Woodland Valley Farm – Home of the Cornwall Beaver Project
After being introduced to their new home and each other in 2017 our beavers started work immediately on building a home and engineering the landscape around them. In Spring 2018 the pair became parents to two delightful kits and continue to bring joy and amazement to everyone who is privileged enough to see them, not just as beautiful creatures but as nature’s engineers and will do for years to come.
The Cornwall Beaver Project has been featured on the BBC’s Springwatch programme.
‘Beavers build dams that filter out pollutants, reduce flooding, store water for times of drought, and attract a huge host of other wildlife.

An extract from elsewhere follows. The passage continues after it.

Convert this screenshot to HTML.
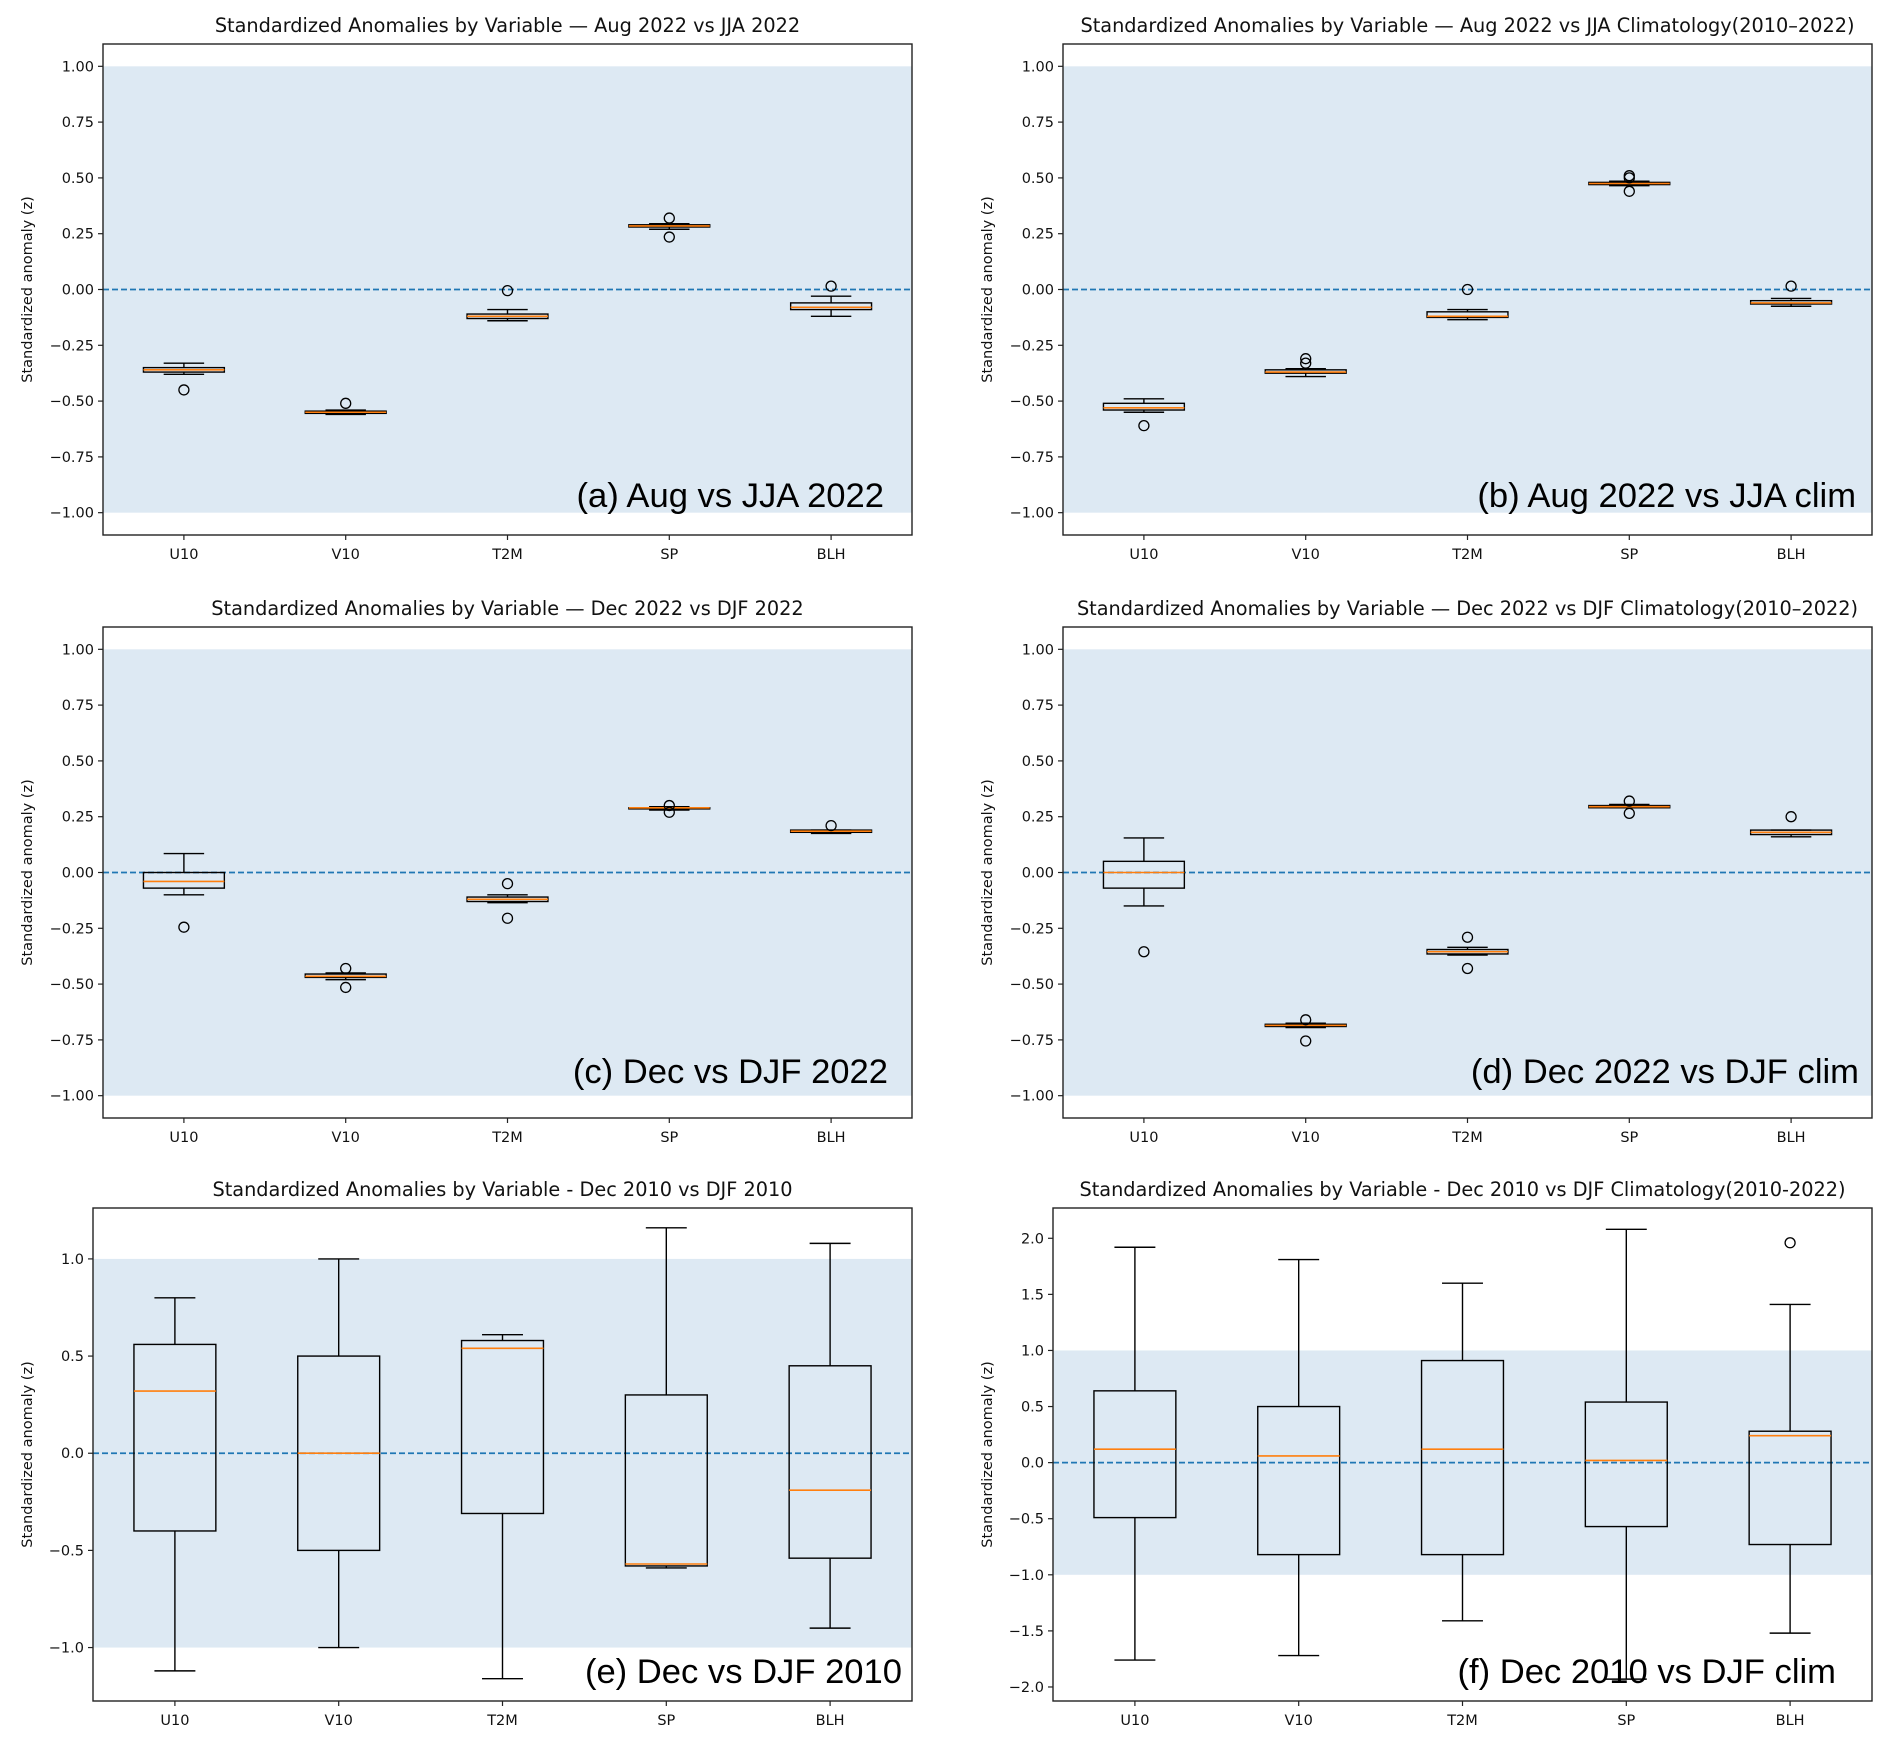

They are also a delight to watch!’
The history of beavers in Britain
Beavers once roamed across our countryside, shaping the landscape and waterways, providing habitat for a huge abundance of fish, birds and insects.
- Native to Britain – beavers once covered the northern hemisphere from North America to Siberia, including the whole of Britain;
- Hunted to extinction – beaver fur is extraordinarily soft and warm, and felts easily, so they were in high demand for coats and hats. Plus their glandular secretions were prized as medical cures;
- Evolving alongside salmon – fish and beavers evolved alongside each other for 40 million years – so did the beaver dam teach the salmon to leap?
- Part of human history – beaver pools provided early people with places to hunt, fish to eat, furs to wear and plants to harvest – so did their lodges inspire early roundhouses?
Natural water engineering
Beavers taught us to engineer. Think of all our structures that mimic beaver technology: dams, weirs, locks, canals. As we return to “natural engineering” to help us adapt to climate change, we can learn from these remarkable animals:
- Approved by experts – beavers are such capable ecosystem engineers that they have been proposed as a tool for implementing the EU Water Framework Directive.
- Our best solution – research by the Environment Agency suggests returning England’s waterways to a good ecological condition could generate £21 billion in benefits over 37 years. Beavers may be the only way we can achieve this.
- Huge cost savings – beavers don’t need training, paying or feeding by humans, and they only need management from time to time. They know instinctively what to do and they are highly effective.
Healthy rivers mean healthy people
Beaver landscapes are special places – they feel truly wild, bursting with birdsong, the buzzing of insects, new plantlife and sunlight on water. This is good for nature and good for people too.
- Good for our mental health – by immersing ourselves in the unique landscapes beavers create, we can reconnect with nature, and improve our own health and well-being.
- Living alongside nature – we need to remember how to live better with nature if we are to farm, work and live sustainably in the future. Working with beavers can help us open our minds to a new way of collaborating with wildlife.
- Learning as we go – by collaborating with scientists, we will be able to monitor the hydrological, ecological and sociological impacts of beavers. And we will share this with young people in schools and universities. Our work will be open source and accessible to all.
Beaver wetlands bring benefits
- Clean water – beaver dams and ponds filter out pollutants such as agricultural chemicals;
- Captured carbon – beaver dams hold back silt that locks up carbon, while the huge amount of new plant growth also forms a carbon sink;
- Reduce flooding – beaver dams and pool systems slow the speed of water flowing through the system and prevent flooding downstream;
- Prevent drought – beaver pools hold water for use in periods of drought;
- Abundant nature – beaver pools provide nurseries for invertebrates, fish and amphibians; while clearings fill with wild flowers, attracting insects and birds.
‘As environmentalists we have a deep passion to educate the next generation of children and their families, that they need places where they can be immersed in the wild experience of natural landscapes closer to their homes and schools.’